Originally Posted by Hacker15e
Unfortunately, these numbers are not evidence of some kind of direct cause-and-effect relationship. There are too many factors involved, not the least of which is the actual quals of the individual pilots, and their individual performances at the individual interviews.

>Today< AA has a huge chunk of their classes filled by flows (and this year and last have had much of the remainder of those classes filled by furlough returns). There is no way of knowing if this is going to be true next month or next year. None of us have a big enough tarot card collection to know what the scene is going to be in 2019.

Given the average timeframe at a regional for a guy just joining the ranks today, it is just folly to think that what is true today will also be true in 2-3 years when they've attained enough experience to move on. It is folly to think anyone knows when a 2016 newhire at an AA wholly-owned regional will have their seniority number picked to flow.

The bottom line is, all regionals are the same in terms of career prospects.
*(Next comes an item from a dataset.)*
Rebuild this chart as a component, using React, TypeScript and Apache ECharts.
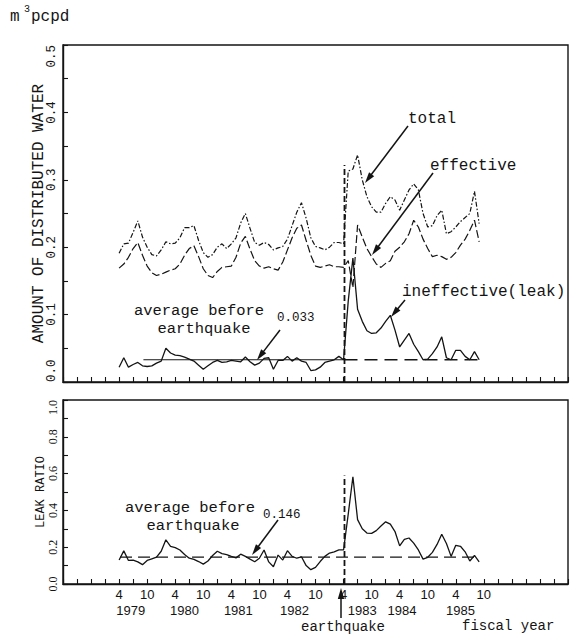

Pilots from all of them are being hired at all of the career destinations at generally the same rate, and invitations and CJOs are meted out based on individual merits. Feel free to cheerlead your favorite regional to try and recruit newhires there, but potential newbies need to be able to differentiate between what is advertising and what is fact (and understand the real reason why a particular company might really want a newhire to join their ranks instead of a different company).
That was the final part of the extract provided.